= Jörg Bensinger =

German automobile engineer

Jörg Bensinger is a German automotive chassis engineer, who pioneered four-wheel drive (all-wheel) transmission for conventional (on-road) automobiles in the 1980s, first developing the idea in 1977.

==Career==
===Audi===
He joined the R&D department of Audi in 1968.

===Four wheel-drive===
He tested a Volkswagen Iltis, a four-wheel drive military off-road vehicle, with another engineer Roland Gumpert in the late 1970s in Finland. He proposed a four-wheel drive road vehicle in February 1977 to Ferdinand Piëch, the head of R&D at Audi and Walter Treser.

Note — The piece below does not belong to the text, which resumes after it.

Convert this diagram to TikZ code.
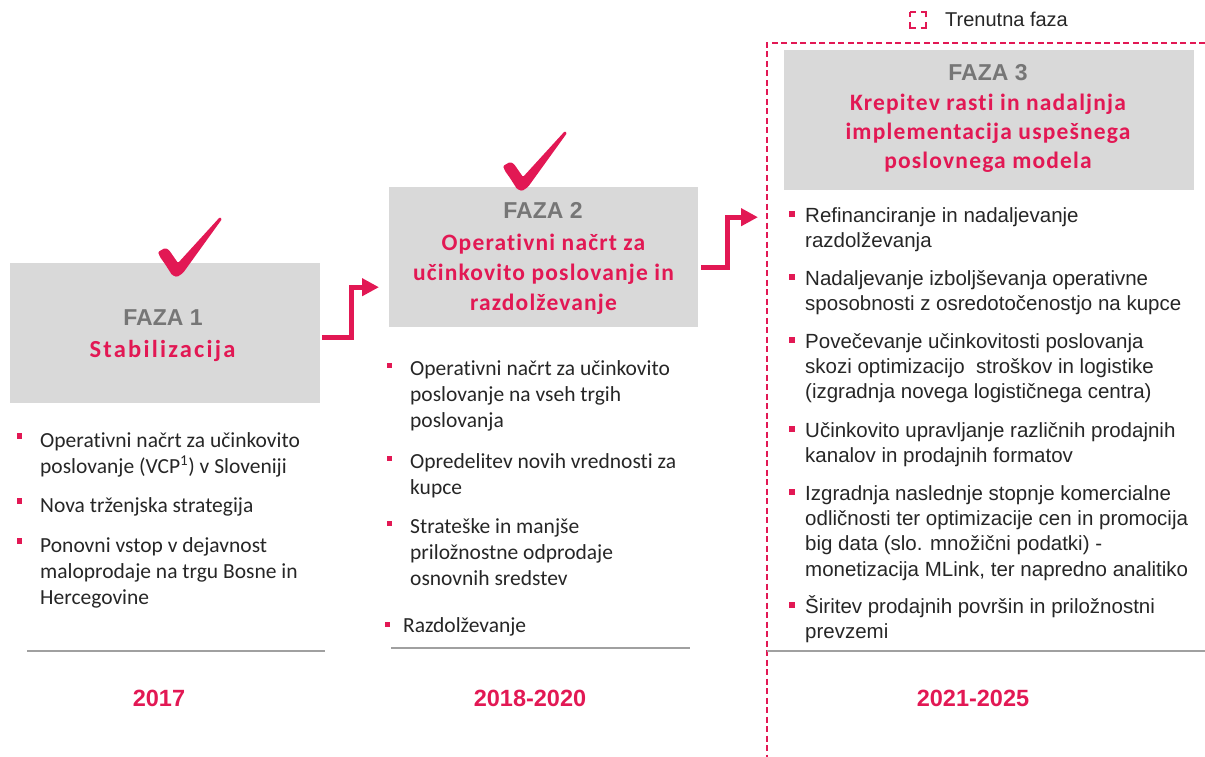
\documentclass[tikz,border=0pt]{standalone}
\usepackage{fontspec}
\setmainfont{Carlito}[Ligatures=NoCommon]
\newfontfamily\arialf{Liberation Sans}
\newfontfamily\headf{Carlito}[LetterSpace=5,Ligatures=NoCommon]
\newfontfamily\headfs{Carlito}[LetterSpace=9,Ligatures=NoCommon]
\usetikzlibrary{arrows.meta}
\definecolor{mpink}{RGB}{226,24,84}
\definecolor{boxgray}{RGB}{217,217,217}
\definecolor{fazagray}{RGB}{118,118,118}
\definecolor{txt}{RGB}{38,38,38}
\definecolor{rulegray}{RGB}{160,160,160}
\newcommand\bsq[3]{\makebox[0pt][r]{\textcolor{mpink}{\rule[#1]{#2}{#2}}\hspace*{#3}}\strut}
\begin{document}
\begin{tikzpicture}[x=1pt,y=-1pt,
  box/.style={fill=boxgray, draw=none, inner sep=0, anchor=north west},
  faza/.style={font=\arialf\bfseries\fontsize{23}{27}\selectfont, text=fazagray, inner sep=0, anchor=base},
  head/.style={font=\headf\bfseries\fontsize{23.5}{30}\selectfont, text=mpink, inner sep=0, align=center, anchor=north},
  itemA/.style={font=\fontsize{21.5}{26}\selectfont, text=txt, inner sep=0, align=left, anchor=north west},
  itemC/.style={font=\arialf\fontsize{20.5}{25.3}\selectfont, text=txt, inner sep=0, align=left, anchor=north west},
  year/.style={font=\arialf\bfseries\fontsize{23.5}{28}\selectfont, text=mpink, inner sep=0, anchor=base},
  flow/.style={draw=mpink, line width=5pt, -{Triangle[length=17pt,width=17pt]}},
  rulel/.style={draw=rulegray, line width=1.5pt},
  frame/.style={draw=mpink, line width=2pt, dash pattern=on 6pt off 3.5pt},
  checkm/.style={fill=mpink, rounded corners=1.2pt}
]
\useasboundingbox (0,0) rectangle (1205,757);

% legend
\draw[mpink, line width=2.8pt, dash pattern=on 11pt off 5pt, dash phase=5.5pt] (910,12) rectangle (926,28);
\node[font=\arialf\fontsize{20}{24}\selectfont, text=txt, inner sep=0, anchor=base west] (leg) at (945,27) {Trenutna faza};

% current phase frame
\draw[frame] (1205,43) -- (767,43) -- (767,757);

% boxes
\node[box, minimum width=310pt, minimum height=140pt] (b1) at (10,263) {};
\node[box, minimum width=309pt, minimum height=140pt] (b2) at (389,187) {};
\node[box, minimum width=410pt, minimum height=140pt] (b3) at (784,50) {};

% check marks
\fill[checkm, shift={(175,277)}] (-17,-25) -- (-10,-29) -- (-6,-27) -- (3,-14) -- (45,-60) -- (47,-58) -- (8,-4) -- (2,0) -- (-3,-2) -- (-10,-13) -- (-15,-20) -- cycle;
\fill[checkm, shift={(520,191)}] (-17,-25) -- (-10,-29) -- (-6,-27) -- (3,-14) -- (45,-60) -- (47,-58) -- (8,-4) -- (2,0) -- (-3,-2) -- (-10,-13) -- (-15,-20) -- cycle;

% headings
\node[faza] (f1) at (163,325) {FAZA 1};
\node[font=\headfs\bfseries\fontsize{24.5}{30}\selectfont, text=mpink, inner sep=0, anchor=base] (h1) at (162.5,357) {Stabilizacija};
\node[faza] (f2) at (543,218) {FAZA 2};
\node[head] (h2) at (543.5,229) {\strut Operativni načrt za\\učinkovito poslovanje in\\razdolževanje};
\node[faza] (f3) at (988,81) {FAZA 3};
\node[head, font=\headf\bfseries\fontsize{23.5}{29}\selectfont] (h3) at (988,89.7) {\strut Krepitev rasti in nadaljnja\\implementacija uspešnega\\poslovnega modela};

% arrows
\draw[flow] ([shift={(2,4)}]b1.east) -| ([shift={(-38,30)}]b2.west) -- ([shift={(-10,30)}]b2.west);
\draw[flow] ([shift={(3,10)}]b2.east) -| ([shift={(-57,97)}]b3.west) -- ([shift={(-26,97)}]b3.west);

% phase 1 items
\node[itemA] (p1a) at (40,447-18.2) {\bsq{8.5pt}{5.5pt}{18pt}Operativni načrt za učinkovito\\poslovanje (VCP\textsuperscript{1}) v Sloveniji};
\node[itemA] (p1b) at (40,512-18.2) {\bsq{8.5pt}{5.5pt}{18pt}Nova trženjska strategija};
\node[itemA] (p1c) at (40,552-18.2) {\bsq{8.5pt}{5.5pt}{18pt}Ponovni vstop v dejavnost\\maloprodaje na trgu Bosne in\\Hercegovine};

% phase 2 items
\node[itemA] (p2a) at (410,375-18.2) {\bsq{7pt}{5.5pt}{18pt}Operativni načrt za učinkovito\\poslovanje na vseh trgih\\poslovanja};
\node[itemA] (p2b) at (410,468-18.2) {\bsq{7pt}{5.5pt}{18pt}Opredelitev novih vrednosti za\\kupce};
\node[itemA] (p2c) at (410,533-18.2) {\bsq{7pt}{5.5pt}{18pt}Strateške in manjše\\priložnostne odprodaje\\osnovnih sredstev};
\node[itemA] (p2d) at (403,632-18.2) {\bsq{5pt}{5.5pt}{13pt}Razdolževanje};

% phase 3 items
\node[itemC] (p3a) at (805,222-17.71) {\bsq{5pt}{6pt}{10pt}Refinanciranje in nadaljevanje\\razdolževanja};
\node[itemC] (p3b) at (805,285-17.71) {\bsq{5pt}{6pt}{10pt}Nadaljevanje izboljševanja operativne\\sposobnosti z osredotočenostjo na kupce};
\node[itemC] (p3c) at (805,348-17.71) {\bsq{5pt}{6pt}{10pt}Povečevanje učinkovitosti poslovanja\\skozi optimizacijo \ stroškov in logistike\\(izgradnja novega logističnega centra)};
\node[itemC] (p3d) at (805,437-17.71) {\bsq{5pt}{6pt}{10pt}Učinkovito upravljanje različnih prodajnih\\kanalov in prodajnih formatov};
\node[itemC] (p3e) at (805,500-17.71) {\bsq{5pt}{6pt}{10pt}Izgradnja naslednje stopnje komercialne\\odličnosti ter optimizacije cen in promocija\\big data (slo. množični podatki) -\\monetizacija MLink, ter napredno analitiko};
\node[itemC] (p3f) at (805,613-17.71) {\bsq{5pt}{6pt}{10pt}Širitev prodajnih površin in priložnostni\\prevzemi};

% rules
\draw[rulel] (27,651) -- (325,651);
\draw[rulel] (391,648) -- (690,648);
\draw[rulel] (767,651) -- (1205,651);

% years
\node[year] (y1) at (159,706) {2017};
\node[year] (y2) at (530,706) {2018-2020};
\node[year] (y3) at (973,706) {2021-2025};
\end{tikzpicture}
\end{document}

The go-ahead was given to test the idea with an Audi 80, with an allrad (all-wheel) design, without a centre differential. Parts from an Audi 100 were also taken to produce the new transmission design.

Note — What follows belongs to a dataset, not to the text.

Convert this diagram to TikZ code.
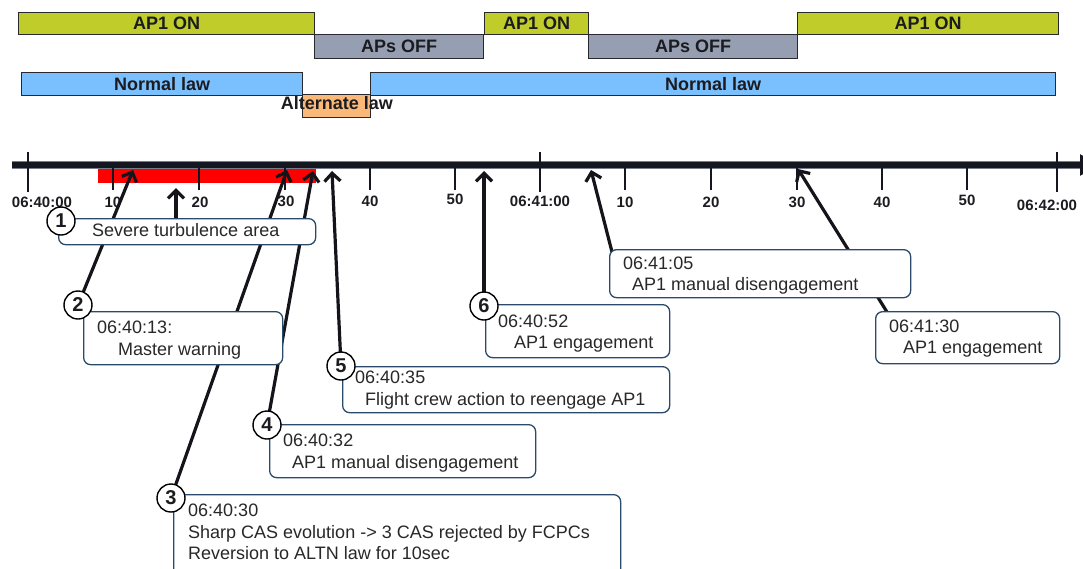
\documentclass[tikz,border=0pt]{standalone}
\usepackage{fontspec}
\setmainfont{Liberation Sans}
\usetikzlibrary{arrows.meta}
\definecolor{aponc}{RGB}{191,204,42}
\definecolor{apoffc}{RGB}{150,158,178}
\definecolor{normc}{RGB}{122,192,255}
\definecolor{altc}{RGB}{250,185,120}
\definecolor{barline}{RGB}{40,40,46}
\definecolor{boxedge}{RGB}{42,74,108}
\definecolor{txtdark}{RGB}{28,28,32}
\definecolor{txtgray}{RGB}{40,40,40}
\definecolor{axisc}{RGB}{20,22,32}
\definecolor{axisout}{RGB}{120,124,136}
\definecolor{ptrc}{RGB}{20,20,26}
\begin{document}
\begin{tikzpicture}[x=1pt,y=-1pt,
  bar/.style={draw=barline,line width=1.2pt,inner sep=0pt,anchor=north west,font=\fontsize{18}{20}\selectfont\bfseries,text=txtdark},
  evbox/.style={draw=boxedge,line width=1.3pt,fill=white,rounded corners=7pt,anchor=north west,inner sep=0pt},
  evtext/.style={anchor=base west,inner sep=0pt,font=\fontsize{18}{20}\selectfont,text=txtgray},
  numc/.style={circle,draw=black,line width=1.4pt,fill=white,minimum size=28pt,inner sep=0pt,font=\fontsize{20}{20}\selectfont\bfseries,text=txtdark},
  ptr/.style={line width=3.2pt,draw=ptrc,-{Straight Barb[length=8pt,width=16pt]}},
  ticklbl/.style={font=\fontsize{15}{16}\selectfont\bfseries,text=txtdark,inner sep=0pt},
  majortick/.style={line width=1.6pt,draw=axisc},
  minortick/.style={line width=2pt,draw=axisc},
]
\useasboundingbox (0,0) rectangle (1083,568);

% ---- autopilot bars ----
\node[bar,fill=apoffc,minimum width=169pt,minimum height=24pt] (off1) at (314,34) {APs OFF};
\node[bar,fill=apoffc,minimum width=209pt,minimum height=24pt] (off2) at (588,34) {APs OFF};
\node[bar,fill=aponc,minimum width=296pt,minimum height=22pt] (on1) at (18,12) {AP1 ON};
\node[bar,fill=aponc,minimum width=104pt,minimum height=22pt] (on2) at (484,12) {AP1 ON};
\node[bar,fill=aponc,minimum width=261pt,minimum height=22pt] (on3) at (797,12) {AP1 ON};

% ---- law bars ----
\node[bar,fill=normc,minimum width=281pt,minimum height=23pt] (nl1) at (21,72) {Normal law};
\node[bar,fill=altc,minimum width=68pt,minimum height=23pt] (alt) at (302,94) {};
\node[bar,fill=normc,minimum width=685pt,minimum height=23pt] (nl2) at (370,72) {Normal law};
\node[font=\fontsize{18}{20}\selectfont\bfseries,text=txtdark,inner sep=0pt] (altlbl) at (337,103) {Alternate law};

% ---- time axis ----
\coordinate (axL) at (12,165);
\coordinate (axR) at (1100,165);
\node[fill=red,inner sep=0pt,minimum width=218pt,minimum height=15pt,anchor=north west] (turb) at (98,168) {};
\draw[line width=7.5pt,draw=axisout] (axL) -- (1080,165);
\draw[line width=5.5pt,draw=axisc,-{Triangle[length=20pt,width=20pt]}] (axL) -- (axR);

\foreach \x in {28,540,1057} \draw[majortick] (\x,152) -- (\x,192);
\foreach \x in {113,199,285,370,455,625,711,797,882,967} \draw[minortick] (\x,166) -- (\x,190);

\node[ticklbl] (l0) at (42,202) {06:40:00};
\node[ticklbl] (l10) at (113,202) {10};
\node[ticklbl] (l20) at (200,202) {20};
\node[ticklbl] (l30) at (286,201) {30};
\node[ticklbl] (l40) at (370,201) {40};
\node[ticklbl] (l50) at (455,199) {50};
\node[ticklbl] (l60) at (540,201) {06:41:00};
\node[ticklbl] (l70) at (625,202) {10};
\node[ticklbl] (l80) at (711,202) {20};
\node[ticklbl] (l90) at (797,202) {30};
\node[ticklbl] (l100) at (882,202) {40};
\node[ticklbl] (l110) at (967,200) {50};
\node[ticklbl] (l120) at (1047,205) {06:42:00};

% ---- pointer tips and starts ----
\coordinate (p1) at (176,188);
\coordinate (p2) at (133,170);
\coordinate (p3) at (287,170);
\coordinate (p4) at (313,171);
\coordinate (p5) at (332,171);
\coordinate (p6) at (484,171);
\coordinate (p7) at (591,170);
\coordinate (p8) at (798,169);
\coordinate (s7) at (612,252);
\coordinate (s8) at (887,312);

% circle positions
\coordinate (c1) at (61,221);
\coordinate (c2) at (78,305);
\coordinate (c3) at (171,498);
\coordinate (c4) at (267,425);
\coordinate (c5) at (341,366);
\coordinate (c6) at (484,306);

% ---- pointers ----
\draw[ptr] (176,230) -- (p1);
\draw[ptr] (c2) -- (p2);
\draw[ptr] (c3) -- (p3);
\draw[ptr] (c4) -- (p4);
\draw[ptr] (c5) -- (p5);
\draw[ptr] (c6) -- (p6);
\draw[ptr] (s7) -- (p7);
\draw[ptr] (s8) -- (p8);

% ---- event boxes ----
\node[evbox,minimum width=257pt,minimum height=26pt] (b1) at (58,218) {};
\node[evbox,minimum width=199pt,minimum height=53pt] (b2) at (83,311) {};
\node[evbox,minimum width=447pt,minimum height=86pt] (b3) at (173,494) {};
\node[evbox,minimum width=266pt,minimum height=53pt] (b4) at (269,424) {};
\node[evbox,minimum width=327pt,minimum height=46pt] (b5) at (342,366) {};
\node[evbox,minimum width=184pt,minimum height=53pt] (b6) at (485,304) {};
\node[evbox,minimum width=301pt,minimum height=48pt] (b7) at (609,249) {};
\node[evbox,minimum width=184pt,minimum height=52pt] (b8) at (875,311) {};

\node[evtext] (t1) at (92,236) {Severe turbulence area};
\node[evtext] (t2a) at (97,333) {06:40:13:};
\node[evtext] (t2b) at (118,355) {Master warning};
\node[evtext] (t3a) at (188,516) {06:40:30};
\node[evtext] (t3b) at (188,538) {Sharp CAS evolution -> 3 CAS rejected by FCPCs};
\node[evtext] (t3c) at (188,559) {Reversion to ALTN law for 10sec};
\node[evtext] (t4a) at (283,446) {06:40:32};
\node[evtext] (t4b) at (292,468) {AP1 manual disengagement};
\node[evtext] (t5a) at (355,383) {06:40:35};
\node[evtext] (t5b) at (365,405) {Flight crew action to reengage AP1};
\node[evtext] (t6a) at (498,327) {06:40:52};
\node[evtext] (t6b) at (514,348) {AP1 engagement};
\node[evtext] (t7a) at (623,269) {06:41:05};
\node[evtext] (t7b) at (632,290) {AP1 manual disengagement};
\node[evtext] (t8a) at (889,332) {06:41:30};
\node[evtext] (t8b) at (903,353) {AP1 engagement};

% ---- number circles ----
\node[numc] (n1) at (c1) {1};
\node[numc] (n2) at (c2) {2};
\node[numc] (n3) at (c3) {3};
\node[numc] (n4) at (c4) {4};
\node[numc] (n5) at (c5) {5};
\node[numc] (n6) at (c6) {6};
\end{tikzpicture}
\end{document}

The car received the backing from the board of management of Audi in September 1977. The vehicle was tested on the Turracher Höhe Pass in Austria, one of the steepest routes in Europe, climbing the snow-covered 23% gradient without snow tyres. The vehicle was given to the head of R&D at Volkswagen, the Austrian Ernst Fiala, to test. A main feature is the dual-direction transmission system invented by Audi's head of transmission, Franz Tengler.

The new car, the Audi Quattro, under head of Audi design Hartmut Warkuß, was launched in Europe in 1980. It had a 2.1 litre turbocharged ten-valve straight-five engine that produced 197 bhp; it could go from 0-60 mph in seven seconds. The car, driven by Michèle Mouton, entered the 1981 World Rally Championship, and dominated the World Rally Championship (WRC) for the next years.

==Personal==
He married Jutta Raisch, who is also a glider pilot. They fly their gliders from Vaumeilh airfield.